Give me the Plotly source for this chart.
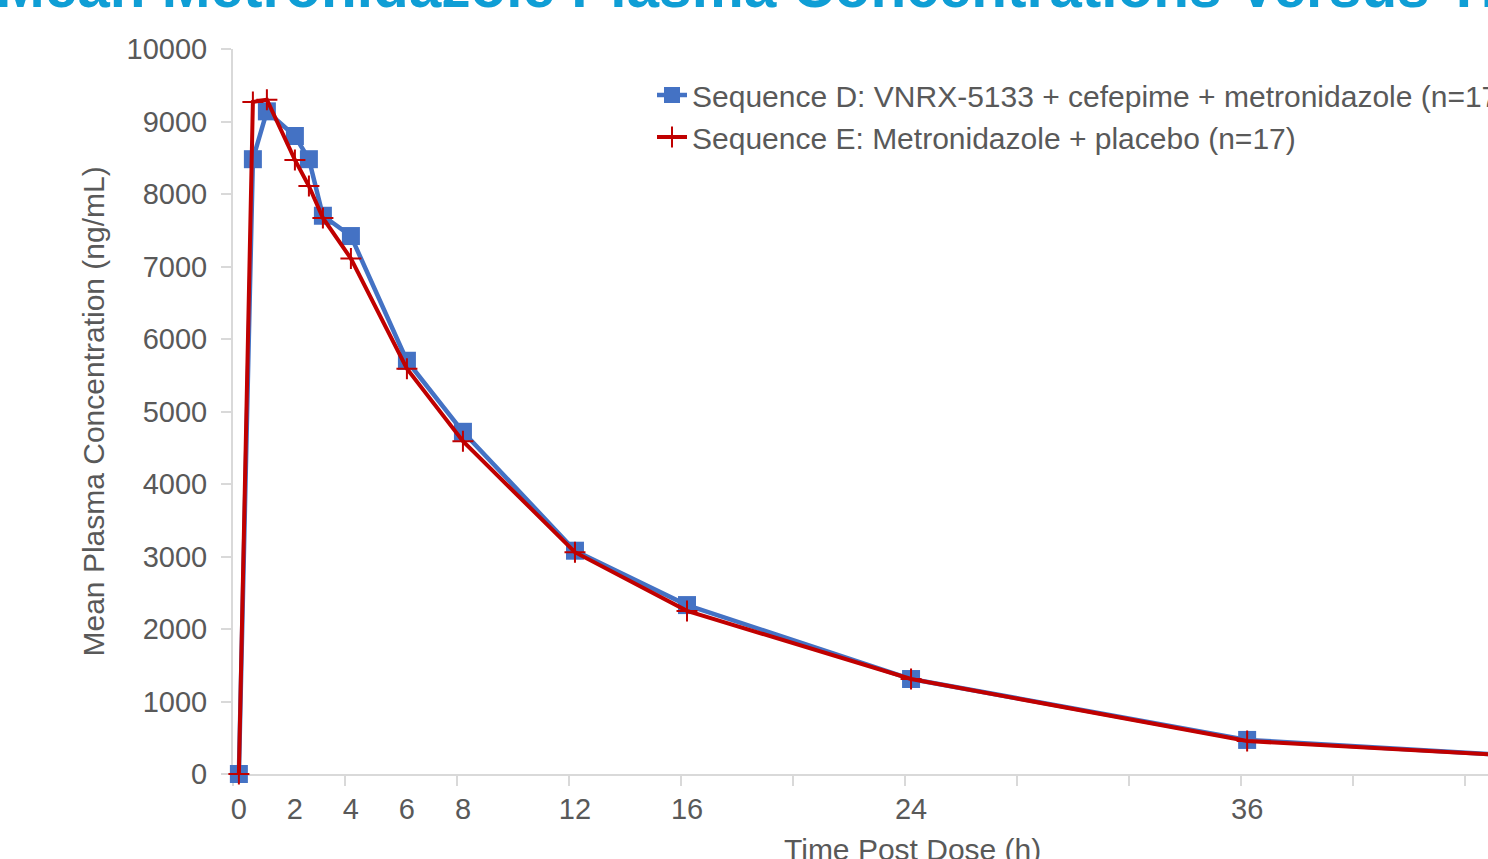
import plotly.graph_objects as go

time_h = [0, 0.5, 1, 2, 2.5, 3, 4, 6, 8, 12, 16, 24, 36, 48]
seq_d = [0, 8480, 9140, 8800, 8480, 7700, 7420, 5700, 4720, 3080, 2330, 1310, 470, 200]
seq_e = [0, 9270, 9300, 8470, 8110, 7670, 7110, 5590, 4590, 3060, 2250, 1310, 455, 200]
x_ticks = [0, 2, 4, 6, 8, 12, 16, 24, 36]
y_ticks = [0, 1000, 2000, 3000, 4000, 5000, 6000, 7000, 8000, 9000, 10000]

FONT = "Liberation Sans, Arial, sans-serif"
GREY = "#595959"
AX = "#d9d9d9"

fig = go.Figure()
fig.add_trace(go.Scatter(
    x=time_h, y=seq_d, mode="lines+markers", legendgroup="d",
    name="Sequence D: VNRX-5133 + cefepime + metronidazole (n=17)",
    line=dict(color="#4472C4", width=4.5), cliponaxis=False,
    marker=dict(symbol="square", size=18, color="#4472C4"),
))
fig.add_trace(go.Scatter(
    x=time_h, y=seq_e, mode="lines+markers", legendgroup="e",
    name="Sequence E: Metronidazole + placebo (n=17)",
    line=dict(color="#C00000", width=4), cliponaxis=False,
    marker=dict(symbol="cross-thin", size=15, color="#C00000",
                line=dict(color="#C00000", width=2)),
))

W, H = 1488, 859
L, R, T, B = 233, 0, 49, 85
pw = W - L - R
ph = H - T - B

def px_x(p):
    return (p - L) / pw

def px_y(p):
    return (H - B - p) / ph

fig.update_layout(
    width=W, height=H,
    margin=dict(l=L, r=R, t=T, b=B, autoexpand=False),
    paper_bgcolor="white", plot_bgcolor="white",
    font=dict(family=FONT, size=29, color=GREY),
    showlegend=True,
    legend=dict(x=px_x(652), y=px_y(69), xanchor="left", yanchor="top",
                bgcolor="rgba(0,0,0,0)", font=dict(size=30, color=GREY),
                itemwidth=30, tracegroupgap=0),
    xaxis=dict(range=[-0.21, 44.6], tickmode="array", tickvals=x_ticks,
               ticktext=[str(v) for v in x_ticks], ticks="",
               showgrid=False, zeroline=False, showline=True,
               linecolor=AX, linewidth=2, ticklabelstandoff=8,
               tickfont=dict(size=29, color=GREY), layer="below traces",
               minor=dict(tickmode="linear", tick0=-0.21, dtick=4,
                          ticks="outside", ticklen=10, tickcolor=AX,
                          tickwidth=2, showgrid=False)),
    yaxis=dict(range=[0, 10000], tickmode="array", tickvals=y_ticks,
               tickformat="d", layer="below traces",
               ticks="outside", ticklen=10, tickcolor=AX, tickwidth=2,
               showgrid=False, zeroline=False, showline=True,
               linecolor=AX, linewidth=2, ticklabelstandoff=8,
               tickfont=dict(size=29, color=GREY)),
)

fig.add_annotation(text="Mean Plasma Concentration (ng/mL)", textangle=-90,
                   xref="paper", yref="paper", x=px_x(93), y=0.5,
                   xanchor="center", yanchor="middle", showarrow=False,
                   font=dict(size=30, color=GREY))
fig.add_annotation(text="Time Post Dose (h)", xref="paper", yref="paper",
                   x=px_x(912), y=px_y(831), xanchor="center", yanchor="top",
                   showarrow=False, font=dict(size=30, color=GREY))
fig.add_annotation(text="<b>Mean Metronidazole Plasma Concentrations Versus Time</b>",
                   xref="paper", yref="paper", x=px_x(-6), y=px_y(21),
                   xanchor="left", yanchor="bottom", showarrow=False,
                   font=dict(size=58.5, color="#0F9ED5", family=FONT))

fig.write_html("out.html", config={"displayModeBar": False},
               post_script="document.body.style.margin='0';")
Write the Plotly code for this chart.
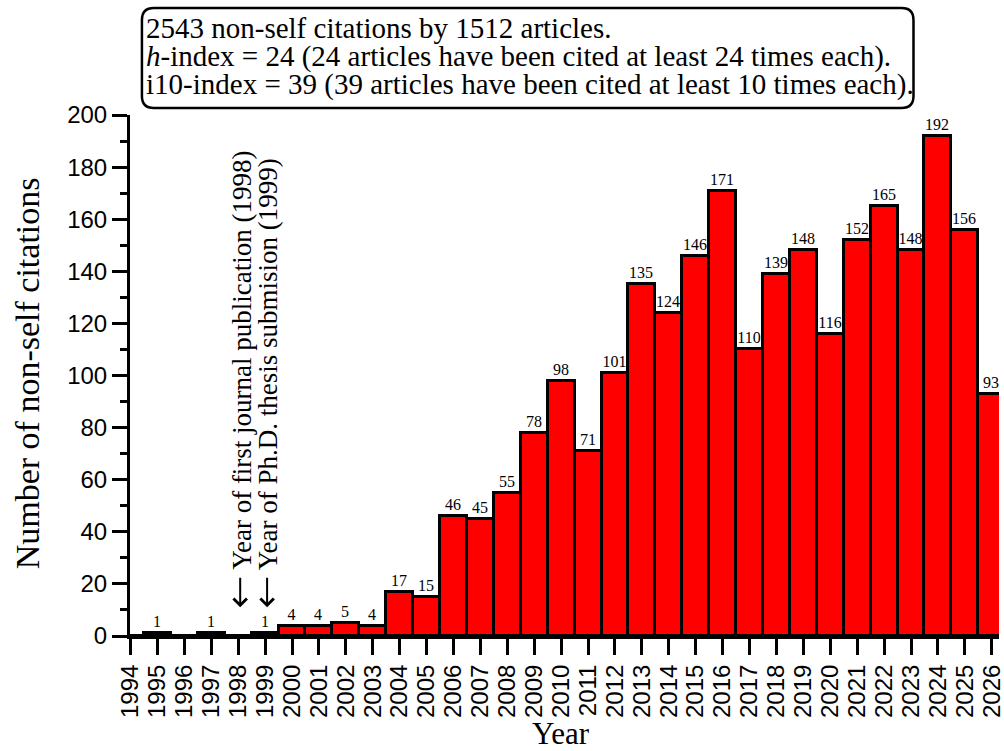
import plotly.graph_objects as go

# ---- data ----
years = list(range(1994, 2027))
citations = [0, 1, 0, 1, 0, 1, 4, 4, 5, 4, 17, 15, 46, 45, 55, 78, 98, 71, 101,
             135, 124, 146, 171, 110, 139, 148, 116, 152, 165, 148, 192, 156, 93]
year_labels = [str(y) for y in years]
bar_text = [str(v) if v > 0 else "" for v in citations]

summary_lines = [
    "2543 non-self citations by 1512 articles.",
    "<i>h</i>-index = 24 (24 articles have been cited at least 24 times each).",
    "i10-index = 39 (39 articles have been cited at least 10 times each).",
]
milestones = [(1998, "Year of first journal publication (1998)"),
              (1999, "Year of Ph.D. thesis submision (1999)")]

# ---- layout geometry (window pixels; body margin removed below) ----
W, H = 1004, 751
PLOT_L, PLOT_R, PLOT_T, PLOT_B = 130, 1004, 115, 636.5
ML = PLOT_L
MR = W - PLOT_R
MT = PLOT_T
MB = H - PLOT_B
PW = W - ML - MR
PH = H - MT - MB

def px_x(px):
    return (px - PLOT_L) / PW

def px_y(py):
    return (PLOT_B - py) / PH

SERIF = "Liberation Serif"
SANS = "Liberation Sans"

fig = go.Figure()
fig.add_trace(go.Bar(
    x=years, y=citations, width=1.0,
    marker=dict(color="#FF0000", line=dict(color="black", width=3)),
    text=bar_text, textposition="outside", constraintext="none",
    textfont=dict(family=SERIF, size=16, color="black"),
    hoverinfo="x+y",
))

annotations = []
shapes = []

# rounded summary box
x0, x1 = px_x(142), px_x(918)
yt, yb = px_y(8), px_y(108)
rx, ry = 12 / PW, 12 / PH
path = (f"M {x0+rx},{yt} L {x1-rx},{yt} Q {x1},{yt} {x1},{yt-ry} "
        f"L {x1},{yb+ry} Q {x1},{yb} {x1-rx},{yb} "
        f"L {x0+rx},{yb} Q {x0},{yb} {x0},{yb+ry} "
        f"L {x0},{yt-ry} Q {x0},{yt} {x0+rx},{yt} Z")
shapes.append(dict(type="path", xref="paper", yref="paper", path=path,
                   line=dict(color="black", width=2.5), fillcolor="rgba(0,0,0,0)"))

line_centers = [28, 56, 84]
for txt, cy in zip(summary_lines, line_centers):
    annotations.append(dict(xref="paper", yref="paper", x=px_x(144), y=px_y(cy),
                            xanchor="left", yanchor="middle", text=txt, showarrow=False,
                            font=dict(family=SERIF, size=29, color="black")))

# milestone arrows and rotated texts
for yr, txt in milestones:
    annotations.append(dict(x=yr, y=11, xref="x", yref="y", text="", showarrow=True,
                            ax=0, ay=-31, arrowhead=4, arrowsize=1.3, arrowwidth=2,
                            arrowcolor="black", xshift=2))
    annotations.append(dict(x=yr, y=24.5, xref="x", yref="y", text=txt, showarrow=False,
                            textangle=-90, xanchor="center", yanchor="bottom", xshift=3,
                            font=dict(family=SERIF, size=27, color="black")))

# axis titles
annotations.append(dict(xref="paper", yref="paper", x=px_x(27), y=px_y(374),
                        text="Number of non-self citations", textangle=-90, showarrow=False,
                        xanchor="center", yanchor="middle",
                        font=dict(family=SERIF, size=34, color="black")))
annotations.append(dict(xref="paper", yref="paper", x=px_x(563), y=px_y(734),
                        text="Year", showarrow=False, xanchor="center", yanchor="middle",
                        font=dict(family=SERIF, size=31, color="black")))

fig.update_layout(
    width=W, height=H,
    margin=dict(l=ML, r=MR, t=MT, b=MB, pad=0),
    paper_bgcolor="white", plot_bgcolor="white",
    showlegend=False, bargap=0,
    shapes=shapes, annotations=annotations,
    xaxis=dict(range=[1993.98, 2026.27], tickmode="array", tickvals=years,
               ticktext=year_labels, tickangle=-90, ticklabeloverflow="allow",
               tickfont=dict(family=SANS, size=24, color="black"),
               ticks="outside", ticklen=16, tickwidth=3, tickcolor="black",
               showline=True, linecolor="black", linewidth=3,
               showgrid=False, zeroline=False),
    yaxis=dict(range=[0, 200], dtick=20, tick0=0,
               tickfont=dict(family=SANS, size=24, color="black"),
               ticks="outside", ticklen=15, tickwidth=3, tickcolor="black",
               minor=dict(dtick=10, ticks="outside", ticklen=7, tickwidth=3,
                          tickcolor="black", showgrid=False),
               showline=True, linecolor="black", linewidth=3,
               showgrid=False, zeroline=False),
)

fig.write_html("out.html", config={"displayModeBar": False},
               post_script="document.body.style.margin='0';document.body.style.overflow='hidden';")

────────────────────────────────────────

- TASK STATEMENT: Your task is to gather every line with the word "this" and copy it.

- TASK RESPONSE:
Give me the Plotly source for this chart.
Write the Plotly code for this chart.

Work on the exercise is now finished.